- [Task details]: Report all lines from the entries below in which "this" appears.
┌─ Data provided
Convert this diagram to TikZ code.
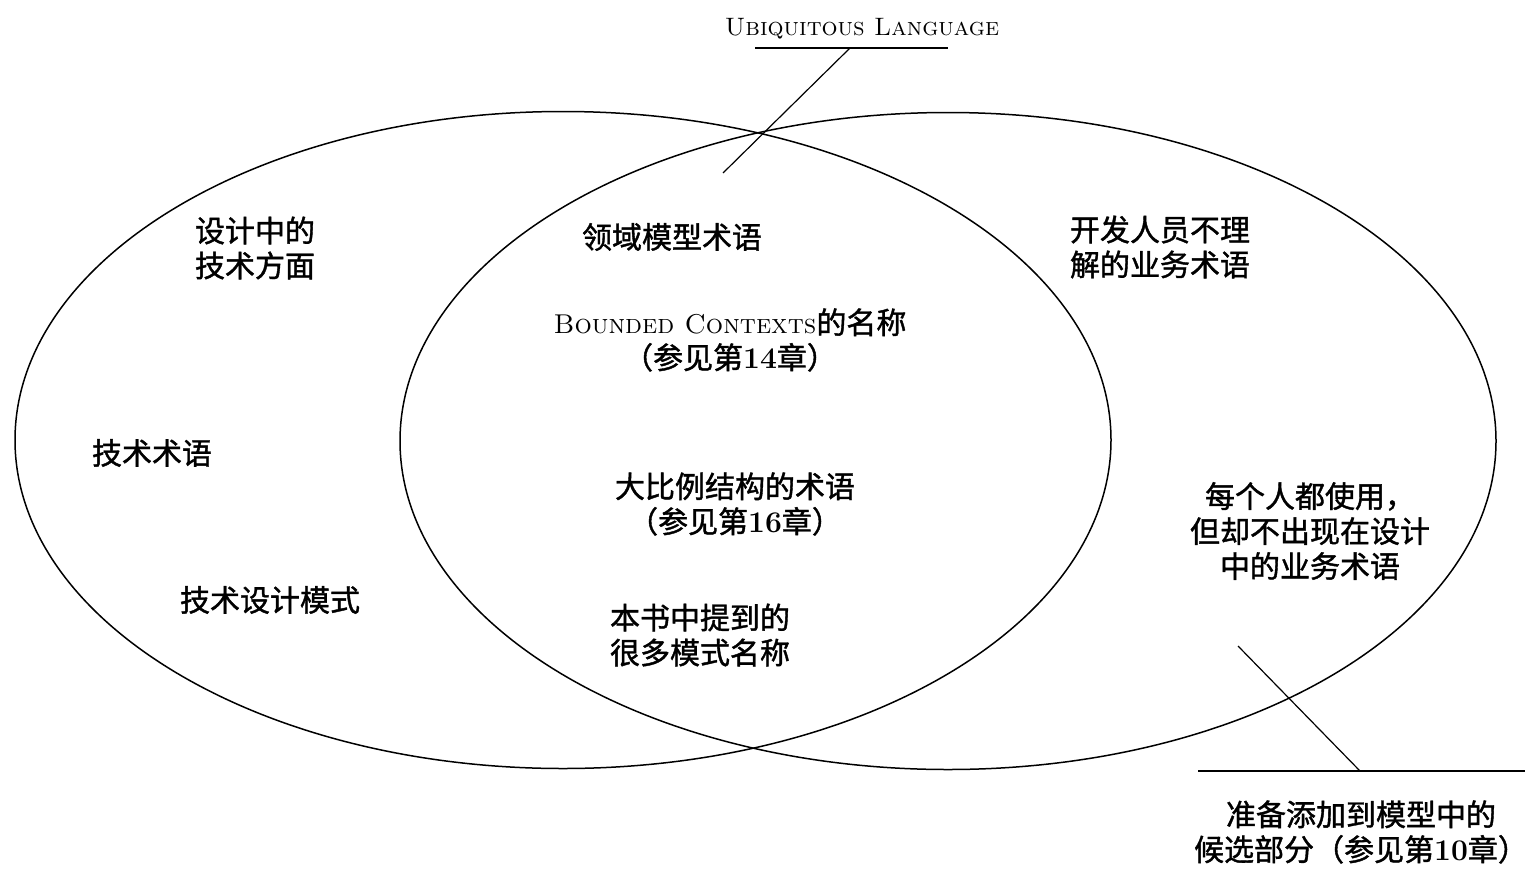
\documentclass[tikz,border=0pt]{standalone}
\usepackage{fontspec}
\newfontfamily\cjk{Noto Sans CJK SC}[FakeBold=1.3]
\usetikzlibrary{shapes.geometric}
\begin{document}
\begin{tikzpicture}[x=0.5pt,y=-0.5pt,
  venn/.style={draw, ellipse, line width=0.75pt, minimum width=548pt, minimum height=328.5pt, inner sep=0pt},
  lbl/.style={font=\cjk\fontsize{15}{17.5}\selectfont, align=left, inner sep=0pt},
  lblc/.style={lbl, align=center},
  leader/.style={line width=0.6pt}]
\useasboundingbox (0,0) rectangle (1531,868);
\fill[white] (0,0) rectangle (1531,868);
% ellipses
\node[venn] (left) at (563,440) {};
\node[venn] (right) at (948,441) {};
% top label
\node[inner sep=0pt, font=\rmfamily\fontsize{12.6}{15}\selectfont] (ul) at (862,29) {\textsc{Ubiquitous Language}};
\coordinate (ulL) at (755,48);
\coordinate (ulR) at (948,48);
\coordinate (ulK) at (850,48);
\coordinate (ulT) at (723,173);
\draw[leader] (ulL) -- (ulR);
\draw[leader] (ulK) -- (ulT);
% left only
\node[lbl] (design) at (255,248) {设计中的\\技术方面};
\node[lbl] (tech) at (152,453) {技术术语};
\node[lbl] (pattern) at (270,600) {技术设计模式};
% intersection
\node[lbl] (domain) at (672,237) {领域模型术语};
\node[lblc] (bc) at (730,340) {{\rmfamily\fontsize{13.6}{17.5}\selectfont\textsc{Bounded Contexts}}的名称\\（参见第{\rmfamily\bfseries 14}章）};
\node[lblc] (large) at (735,504) {大比例结构的术语\\（参见第{\rmfamily\bfseries 16}章）};
\node[lbl] (book) at (700,635) {本书中提到的\\很多模式名称};
% right only
\node[lbl] (dev) at (1160,247) {开发人员不理\\解的业务术语};
\node[lblc] (every) at (1310,531) {每个人都使用，\\但却不出现在设计\\中的业务术语};
% bottom right label
\node[lblc] (cand) at (1361,832) {准备添加到模型中的\\候选部分（参见第{\rmfamily\bfseries 10}章）};
\coordinate (cA) at (1238,646);
\coordinate (cB) at (1360,771);
\coordinate (cL) at (1198,771);
\coordinate (cR) at (1525,771);
\draw[leader] (cA) -- (cB);
\draw[leader] (cL) -- (cR);
\end{tikzpicture}
\end{document}
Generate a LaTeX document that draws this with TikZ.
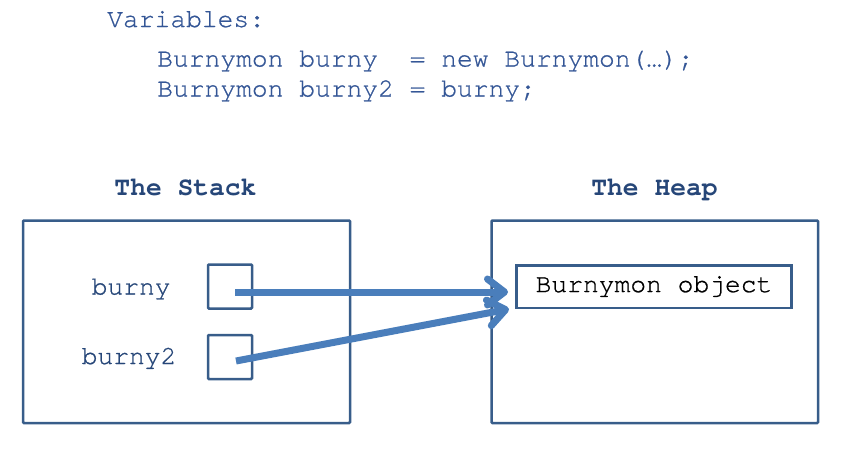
\documentclass[tikz,border=0pt]{standalone}
\usepackage{fontspec}
\setmonofont{texgyrecursor-regular.otf}[BoldFont=texgyrecursor-bold.otf, UprightFeatures={FakeBold=0.8}]
\usetikzlibrary{arrows.meta}

\definecolor{codeblue}{RGB}{52,86,150}
\definecolor{titleblue}{RGB}{38,70,120}
\definecolor{boxblue}{RGB}{56,93,138}
\definecolor{arrowblue}{RGB}{74,126,187}

\tikzset{
  code/.style={anchor=base west, inner sep=0pt, text=codeblue, font=\ttfamily\fontsize{26.3}{30}\selectfont},
  title/.style={anchor=base, inner sep=0pt, text=titleblue, font=\ttfamily\bfseries\fontsize{26.3}{30}\selectfont},
  region/.style={draw=boxblue, line width=2.5pt, rounded corners=1pt},
  ptr/.style={draw=boxblue, line width=2.5pt, rounded corners=1pt, minimum width=44pt, minimum height=44pt, inner sep=0pt},
  ref/.style={draw=arrowblue, line width=7pt, -{Straight Barb[length=17pt, width=26pt, round]}}
}

\begin{document}
\begin{tikzpicture}[x=1pt, y=-1pt]
\useasboundingbox (0,0) rectangle (843,451);

\node[code] (vars) at (107,27) {Variables:};
\node[code] (line1) at (157,66.5) {Burnymon burny\ \ = new Burnymon(…);};
\node[code] (line2) at (157,96.5) {Burnymon burny2 = burny;};

\node[title] (stacktitle) at (185.5,195) {The Stack};
\node[title] (heaptitle) at (654.5,195) {The Heap};

\draw[region] (23,220.5) rectangle (350,423) node[coordinate] (stack) {};
\draw[region] (491.5,220.5) rectangle (818,423) node[coordinate] (heap) {};

\node[ptr] (ptr1) at (230,286.5) {};
\node[ptr] (ptr2) at (230,357) {};
\node[code, text=titleblue] (lbl1) at (91.5,294.5) {burny};
\node[code, text=titleblue] (lbl2) at (81.5,364) {burny2};

\node[draw=boxblue, line width=2.5pt, minimum width=275pt, minimum height=42.5pt, inner sep=0pt,
  font=\ttfamily\fontsize{26.3}{30}\selectfont, text=black] (obj) at (654,286.5) {Burnymon object};

\coordinate (end1) at (508,292);
\coordinate (end2) at (509,309);
\draw[ref] ([xshift=5pt,yshift=-5.5pt]ptr1.center) -- (end1);
\draw[ref] ([xshift=6pt,yshift=-4pt]ptr2.center) -- (end2);
\end{tikzpicture}
\end{document}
└─
- [Task answer]:
Convert this diagram to TikZ code.
Generate a LaTeX document that draws this with TikZ.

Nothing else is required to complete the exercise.